Abstract

In 1940, the Maharashtrian-born writer Venu Chitale was among the first Indian women recruited by the BBC to broadcast war propaganda programs designed to persuade British and Indian listeners to support Britain’s antifascist efforts. Given that India’s anticolonial nationalists and intelligentsia were ambivalent about supporting their colonizers in a war many felt was not theirs to fight, the BBC enlisted a group of Indian diaspora writers—whose voices listeners in India would find familiar, trustworthy, and persuasive—to present British people and culture in a positive light. This essay examines how Venu Chitale navigated her competing allegiances to Britain’s antifascist activities and India’s anticolonial nationalism when broadcasting pro-British war propaganda programs on the BBC’s Home and Eastern Services.
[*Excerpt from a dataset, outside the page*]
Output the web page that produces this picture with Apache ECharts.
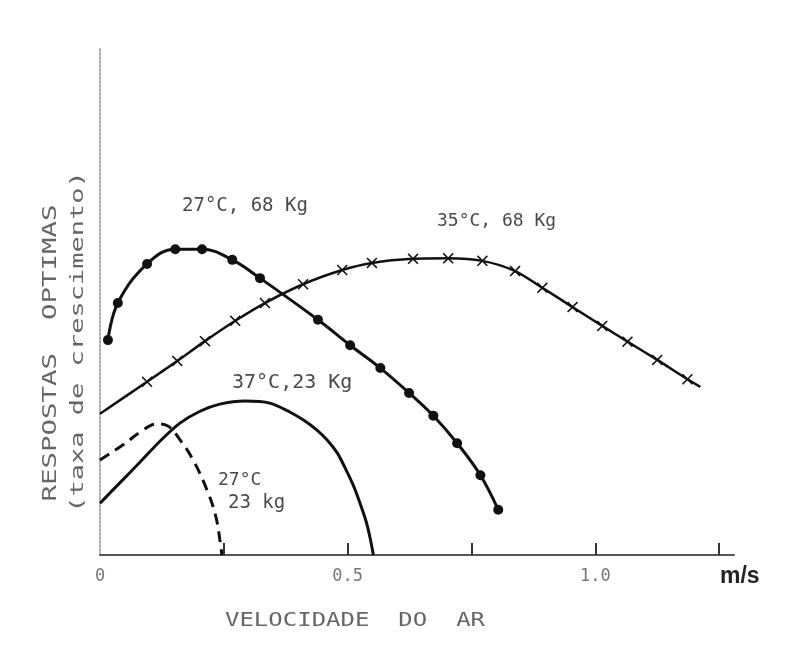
<!DOCTYPE html>
<html><head><meta charset="utf-8">
<script src="https://cdn.jsdelivr.net/npm/echarts@6/dist/echarts.min.js"></script>
<style>html,body{margin:0;padding:0;background:#fff}#c{width:806px;height:662px}</style>
</head><body><div id="c"></div>
<script>
// x ticks and labels (m/s)
const xTickValues = [0.25, 0.5, 0.75, 1.0, 1.25];
const xLabelValues = [0, 0.5, 1.0];

// 27°C, 68 Kg (solid, filled circles)
const speed27_68 = [0.016, 0.036, 0.095, 0.152, 0.206, 0.267, 0.323, 0.440, 0.505, 0.566, 0.624, 0.673, 0.721, 0.768, 0.804];
const resp27_68  = [42.3, 49.6, 57.3, 60.2, 60.2, 58.1, 54.5, 46.3, 41.3, 36.8, 31.9, 27.4, 22.0, 15.7, 8.9];

// 35°C, 68 Kg (solid, x markers)
const speed35_68 = [0, 0.095, 0.156, 0.212, 0.273, 0.333, 0.410, 0.489, 0.549, 0.632, 0.703, 0.772, 0.838, 0.893, 0.954, 1.014, 1.065, 1.125, 1.186, 1.212];
const resp35_68  = [27.8, 34.1, 38.2, 42.1, 46.1, 49.6, 53.3, 56.1, 57.5, 58.3, 58.4, 57.9, 55.9, 52.6, 48.8, 45.1, 42.0, 38.4, 34.6, 33.1];

// 37°C, 23 Kg (solid, no markers)
const speed37_23 = [0, 0.040, 0.081, 0.121, 0.162, 0.202, 0.242, 0.293, 0.343, 0.384, 0.410, 0.438, 0.459, 0.479, 0.495, 0.511, 0.525, 0.537, 0.545, 0.552];
const resp37_23  = [10.2, 14.2, 18.3, 22.4, 26.0, 28.3, 29.7, 30.3, 29.9, 28.1, 26.6, 24.6, 22.6, 20.1, 17.1, 13.8, 10.2, 6.7, 3.5, 0];

// 27°C, 23 Kg (dashed)
const speed27_23 = [0, 0.051, 0.081, 0.115, 0.137, 0.162, 0.188, 0.216, 0.234, 0.244, 0.246];
const resp27_23  = [18.7, 22.0, 24.2, 25.8, 25.4, 22.6, 18.7, 12.8, 7.5, 1.6, 0];

// text
const xTitle = 'VELOCIDADE  DO  AR';
const yTitle1 = 'RESPOSTAS  OPTIMAS';
const yTitle2 = '(taxa de crescimento)';
const unitText = 'm/s';
const labels = ['27°C, 68 Kg', '35°C, 68 Kg', '37°C,23 Kg', '27°C', '23 kg'];

function pts(xs, ys) { return xs.map((x, i) => [x, ys[i]]); }

const crossPath = 'path://M1,0 L5,4 L9,0 L10,1 L6,5 L10,9 L9,10 L5,6 L1,10 L0,9 L4,5 L0,1 Z';
const data35 = pts(speed35_68, resp35_68).map((p, i, a) =>
  (i === 0 || i === a.length - 1) ? { value: p, symbol: 'none' } : { value: p });

const mono = '"DejaVu Sans Mono", monospace';
const txtColor = '#4a4a4a';

const chart = echarts.init(document.getElementById('c'), null, { renderer: 'canvas' });
chart.setOption({
  animation: false,
  backgroundColor: '#ffffff',
  grid: { left: 100, right: 72, top: 47, bottom: 107 },
  xAxis: {
    type: 'value', min: 0, max: 1.28,
    axisLine: { show: true, lineStyle: { color: '#555', width: 2 } },
    axisTick: { show: true, inside: true, length: 12, customValues: xTickValues, lineStyle: { color: '#333', width: 2 } },
    axisLabel: { show: true, customValues: xLabelValues, margin: 13, color: '#777', fontSize: 17, fontFamily: mono,
      formatter: v => (v === 0 ? '0' : v.toFixed(1)) },
    splitLine: { show: false }
  },
  yAxis: {
    type: 'value', min: 0, max: 100,
    axisLine: { show: true, lineStyle: { color: '#aaa', width: 2, type: 'dotted' } },
    axisTick: { show: false }, axisLabel: { show: false }, splitLine: { show: false }
  },
  series: [
    { type: 'line', name: labels[0], data: pts(speed27_68, resp27_68), smooth: 0.4,
      symbol: 'circle', symbolSize: 10, lineStyle: { color: '#111', width: 3 }, itemStyle: { color: '#111' } },
    { type: 'line', name: labels[1], data: data35, smooth: 0.3,
      symbol: crossPath, symbolSize: 11, lineStyle: { color: '#111', width: 2.5 }, itemStyle: { color: '#111' } },
    { type: 'line', name: labels[2], data: pts(speed37_23, resp37_23), smooth: 0.3, showSymbol: false,
      lineStyle: { color: '#111', width: 3 } },
    { type: 'line', name: labels[3] + ' ' + labels[4], data: pts(speed27_23, resp27_23), smooth: 0.4, showSymbol: false,
      lineStyle: { color: '#111', width: 3, type: [11, 7] } }
  ],
  graphic: [
    { type: 'text', x: 182, y: 206, style: { text: labels[0], font: '19px ' + mono, fill: txtColor, textVerticalAlign: 'middle' } },
    { type: 'text', x: 437, y: 221, style: { text: labels[1], font: '18px ' + mono, fill: txtColor, textVerticalAlign: 'middle' } },
    { type: 'text', x: 232, y: 383, style: { text: labels[2], font: '20px ' + mono, fill: txtColor, textVerticalAlign: 'middle' } },
    { type: 'text', x: 218, y: 480, style: { text: labels[3], font: '18px ' + mono, fill: txtColor, textVerticalAlign: 'middle' } },
    { type: 'text', x: 228, y: 503, style: { text: labels[4], font: '19px ' + mono, fill: txtColor, textVerticalAlign: 'middle' } },
    { type: 'text', x: 720, y: 577, style: { text: unitText, font: 'bold 23px "Liberation Sans", sans-serif', fill: '#222', textVerticalAlign: 'middle' } },
    { type: 'text', x: 355, y: 621, scaleX: 1.2, style: { text: xTitle, font: '20px ' + mono, fill: '#666', textAlign: 'center', textVerticalAlign: 'middle' } },
    { type: 'text', x: 51, y: 353, rotation: Math.PI / 2, scaleX: 1.37, style: { text: yTitle1, font: '20px ' + mono, fill: '#666', textAlign: 'center', textVerticalAlign: 'middle' } },
    { type: 'text', x: 78, y: 342, rotation: Math.PI / 2, scaleX: 1.5, style: { text: yTitle2, font: '18px ' + mono, fill: '#666', textAlign: 'center', textVerticalAlign: 'middle' } }
  ]
});
</script>
</body></html>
By reading Chitale’s broadcasts through the context of Britain’s vegetarianism and animal welfare movement and her 1950 novel In Transit—which presents the nationalism of Maharashtra’s Chitpawan Brahmin community—I illuminate how Chitale integrates subversive commentary that challenges disempowering colonial stereotypes and misperceptions of Indians into her broadcasts lauding British contributions to the war effort. The immediacy and intimacy of Chitale’s broadcasts into the private homes of her listeners enabled her to position Indian women more inclusively within the national imaginaries of Britain and India. Although Chitale’s strategic performances of authentic solidarity may not appear overtly anticolonial, I contend that her refusal to erase her diasporic identity markers by Anglicizing her speech, dress, or personal values when presenting her programs forces listeners to acknowledge that her allegiance with their cause makes her a citizen equal to themselves and defines her identity as much as her embodied difference. The subversive nature of Chitale’s messaging marks the first stages of a South Asian resistance to anti-immigrant racism that would become increasingly robust in the decades following decolonization.